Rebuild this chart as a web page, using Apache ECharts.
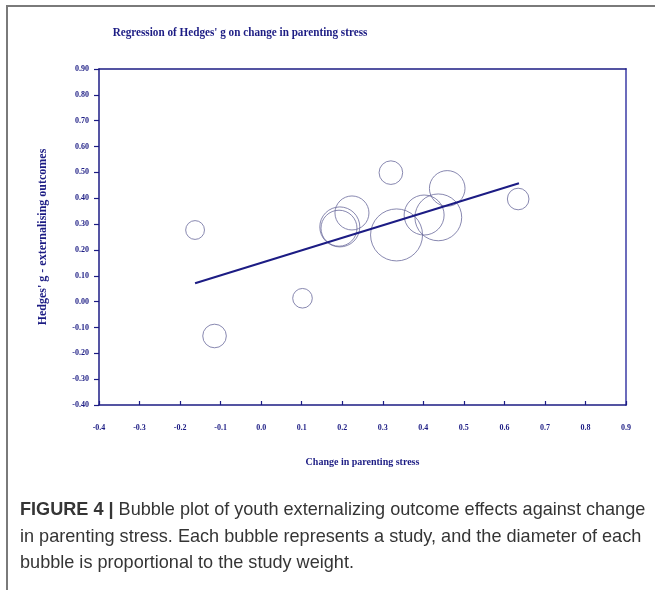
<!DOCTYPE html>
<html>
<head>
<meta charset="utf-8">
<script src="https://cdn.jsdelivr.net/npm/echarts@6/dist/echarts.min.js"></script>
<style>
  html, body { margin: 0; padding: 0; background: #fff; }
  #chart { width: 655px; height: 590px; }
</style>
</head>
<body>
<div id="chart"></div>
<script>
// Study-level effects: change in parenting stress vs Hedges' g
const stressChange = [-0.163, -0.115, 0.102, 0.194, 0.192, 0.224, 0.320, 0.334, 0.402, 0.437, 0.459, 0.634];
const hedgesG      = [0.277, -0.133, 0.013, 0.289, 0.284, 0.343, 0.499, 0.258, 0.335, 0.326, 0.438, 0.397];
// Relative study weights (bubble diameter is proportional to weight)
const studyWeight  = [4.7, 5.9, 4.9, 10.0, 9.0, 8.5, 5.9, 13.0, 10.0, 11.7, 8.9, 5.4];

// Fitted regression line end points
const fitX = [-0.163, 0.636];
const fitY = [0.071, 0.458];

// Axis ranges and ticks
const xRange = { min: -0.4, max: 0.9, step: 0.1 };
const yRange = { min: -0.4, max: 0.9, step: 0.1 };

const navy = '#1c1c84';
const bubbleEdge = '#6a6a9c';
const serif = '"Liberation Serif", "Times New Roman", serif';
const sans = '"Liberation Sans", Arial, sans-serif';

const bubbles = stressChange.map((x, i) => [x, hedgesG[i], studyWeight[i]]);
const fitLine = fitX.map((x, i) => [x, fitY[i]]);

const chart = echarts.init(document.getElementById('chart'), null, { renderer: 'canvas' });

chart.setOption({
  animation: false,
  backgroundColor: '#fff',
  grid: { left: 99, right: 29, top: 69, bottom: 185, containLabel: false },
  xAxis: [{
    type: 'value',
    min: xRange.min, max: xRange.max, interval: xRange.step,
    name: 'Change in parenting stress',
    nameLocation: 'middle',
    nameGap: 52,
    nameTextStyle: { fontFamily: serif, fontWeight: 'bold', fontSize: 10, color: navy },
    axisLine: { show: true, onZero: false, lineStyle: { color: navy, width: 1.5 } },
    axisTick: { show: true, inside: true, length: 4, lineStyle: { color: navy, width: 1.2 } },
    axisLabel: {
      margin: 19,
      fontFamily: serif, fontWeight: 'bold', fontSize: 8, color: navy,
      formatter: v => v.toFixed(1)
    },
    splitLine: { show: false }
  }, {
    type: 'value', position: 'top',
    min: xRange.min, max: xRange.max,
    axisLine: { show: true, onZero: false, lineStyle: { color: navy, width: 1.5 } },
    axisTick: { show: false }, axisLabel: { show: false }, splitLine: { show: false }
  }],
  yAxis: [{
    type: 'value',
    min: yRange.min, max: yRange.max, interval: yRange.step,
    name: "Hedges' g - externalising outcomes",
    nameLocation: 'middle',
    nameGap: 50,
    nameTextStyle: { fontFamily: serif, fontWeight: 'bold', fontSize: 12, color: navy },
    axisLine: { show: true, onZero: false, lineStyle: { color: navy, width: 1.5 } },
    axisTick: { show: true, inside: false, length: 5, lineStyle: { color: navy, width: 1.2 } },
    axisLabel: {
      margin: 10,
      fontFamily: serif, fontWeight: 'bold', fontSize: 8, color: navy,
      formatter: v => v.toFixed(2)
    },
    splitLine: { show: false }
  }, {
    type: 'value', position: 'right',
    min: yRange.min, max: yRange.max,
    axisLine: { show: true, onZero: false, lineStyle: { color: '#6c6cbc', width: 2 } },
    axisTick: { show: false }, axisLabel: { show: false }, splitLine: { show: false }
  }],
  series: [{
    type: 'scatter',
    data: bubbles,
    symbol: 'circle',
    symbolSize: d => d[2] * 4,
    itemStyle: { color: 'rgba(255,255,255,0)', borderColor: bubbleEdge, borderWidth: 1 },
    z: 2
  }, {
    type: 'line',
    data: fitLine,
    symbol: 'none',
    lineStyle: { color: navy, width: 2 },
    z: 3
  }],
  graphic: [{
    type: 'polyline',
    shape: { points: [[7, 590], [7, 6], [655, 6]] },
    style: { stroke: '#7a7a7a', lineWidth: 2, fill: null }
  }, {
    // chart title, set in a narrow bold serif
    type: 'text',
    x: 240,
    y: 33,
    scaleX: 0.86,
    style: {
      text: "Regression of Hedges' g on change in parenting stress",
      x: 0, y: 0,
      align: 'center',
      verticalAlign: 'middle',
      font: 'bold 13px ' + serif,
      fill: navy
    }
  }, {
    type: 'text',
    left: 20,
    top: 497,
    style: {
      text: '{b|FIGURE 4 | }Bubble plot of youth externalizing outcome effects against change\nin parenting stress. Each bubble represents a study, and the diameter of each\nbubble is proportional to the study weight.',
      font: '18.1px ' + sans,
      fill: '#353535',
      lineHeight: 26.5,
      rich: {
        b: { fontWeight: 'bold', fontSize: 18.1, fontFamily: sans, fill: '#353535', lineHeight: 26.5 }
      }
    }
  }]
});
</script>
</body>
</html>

**********

Stated task:
Write out the full set of lines verbatim, without the pictures.

The solution:
Rebuild this chart as a web page, using Apache ECharts.
<!DOCTYPE html>
<html>
<head>
<meta charset="utf-8">
<script src="https://cdn.jsdelivr.net/npm/echarts@6/dist/echarts.min.js"></script>
<style>
  html, body { margin: 0; padding: 0; background: #fff; }
  #chart { width: 655px; height: 590px; }
</style>
</head>
<body>
<div id="chart"></div>
<script>
// Study-level effects: change in parenting stress vs Hedges' g
const stressChange = [-0.163, -0.115, 0.102, 0.194, 0.192, 0.224, 0.320, 0.334, 0.402, 0.437, 0.459, 0.634];
const hedgesG      = [0.277, -0.133, 0.013, 0.289, 0.284, 0.343, 0.499, 0.258, 0.335, 0.326, 0.438, 0.397];
// Relative study weights (bubble diameter is proportional to weight)
const studyWeight  = [4.7, 5.9, 4.9, 10.0, 9.0, 8.5, 5.9, 13.0, 10.0, 11.7, 8.9, 5.4];

// Fitted regression line end points
const fitX = [-0.163, 0.636];
const fitY = [0.071, 0.458];

// Axis ranges and ticks
const xRange = { min: -0.4, max: 0.9, step: 0.1 };
const yRange = { min: -0.4, max: 0.9, step: 0.1 };

const navy = '#1c1c84';
const bubbleEdge = '#6a6a9c';
const serif = '"Liberation Serif", "Times New Roman", serif';
const sans = '"Liberation Sans", Arial, sans-serif';

const bubbles = stressChange.map((x, i) => [x, hedgesG[i], studyWeight[i]]);
const fitLine = fitX.map((x, i) => [x, fitY[i]]);

const chart = echarts.init(document.getElementById('chart'), null, { renderer: 'canvas' });

chart.setOption({
  animation: false,
  backgroundColor: '#fff',
  grid: { left: 99, right: 29, top: 69, bottom: 185, containLabel: false },
  xAxis: [{
    type: 'value',
    min: xRange.min, max: xRange.max, interval: xRange.step,
    name: 'Change in parenting stress',
    nameLocation: 'middle',
    nameGap: 52,
    nameTextStyle: { fontFamily: serif, fontWeight: 'bold', fontSize: 10, color: navy },
    axisLine: { show: true, onZero: false, lineStyle: { color: navy, width: 1.5 } },
    axisTick: { show: true, inside: true, length: 4, lineStyle: { color: navy, width: 1.2 } },
    axisLabel: {
      margin: 19,
      fontFamily: serif, fontWeight: 'bold', fontSize: 8, color: navy,
      formatter: v => v.toFixed(1)
    },
    splitLine: { show: false }
  }, {
    type: 'value', position: 'top',
    min: xRange.min, max: xRange.max,
    axisLine: { show: true, onZero: false, lineStyle: { color: navy, width: 1.5 } },
    axisTick: { show: false }, axisLabel: { show: false }, splitLine: { show: false }
  }],
  yAxis: [{
    type: 'value',
    min: yRange.min, max: yRange.max, interval: yRange.step,
    name: "Hedges' g - externalising outcomes",
    nameLocation: 'middle',
    nameGap: 50,
    nameTextStyle: { fontFamily: serif, fontWeight: 'bold', fontSize: 12, color: navy },
    axisLine: { show: true, onZero: false, lineStyle: { color: navy, width: 1.5 } },
    axisTick: { show: true, inside: false, length: 5, lineStyle: { color: navy, width: 1.2 } },
    axisLabel: {
      margin: 10,
      fontFamily: serif, fontWeight: 'bold', fontSize: 8, color: navy,
      formatter: v => v.toFixed(2)
    },
    splitLine: { show: false }
  }, {
    type: 'value', position: 'right',
    min: yRange.min, max: yRange.max,
    axisLine: { show: true, onZero: false, lineStyle: { color: '#6c6cbc', width: 2 } },
    axisTick: { show: false }, axisLabel: { show: false }, splitLine: { show: false }
  }],
  series: [{
    type: 'scatter',
    data: bubbles,
    symbol: 'circle',
    symbolSize: d => d[2] * 4,
    itemStyle: { color: 'rgba(255,255,255,0)', borderColor: bubbleEdge, borderWidth: 1 },
    z: 2
  }, {
    type: 'line',
    data: fitLine,
    symbol: 'none',
    lineStyle: { color: navy, width: 2 },
    z: 3
  }],
  graphic: [{
    type: 'polyline',
    shape: { points: [[7, 590], [7, 6], [655, 6]] },
    style: { stroke: '#7a7a7a', lineWidth: 2, fill: null }
  }, {
    // chart title, set in a narrow bold serif
    type: 'text',
    x: 240,
    y: 33,
    scaleX: 0.86,
    style: {
      text: "Regression of Hedges' g on change in parenting stress",
      x: 0, y: 0,
      align: 'center',
      verticalAlign: 'middle',
      font: 'bold 13px ' + serif,
      fill: navy
    }
  }, {
    type: 'text',
    left: 20,
    top: 497,
    style: {
      text: '{b|FIGURE 4 | }Bubble plot of youth externalizing outcome effects against change\nin parenting stress. Each bubble represents a study, and the diameter of each\nbubble is proportional to the study weight.',
      font: '18.1px ' + sans,
      fill: '#353535',
      lineHeight: 26.5,
      rich: {
        b: { fontWeight: 'bold', fontSize: 18.1, fontFamily: sans, fill: '#353535', lineHeight: 26.5 }
      }
    }
  }]
});
</script>
</body>
</html>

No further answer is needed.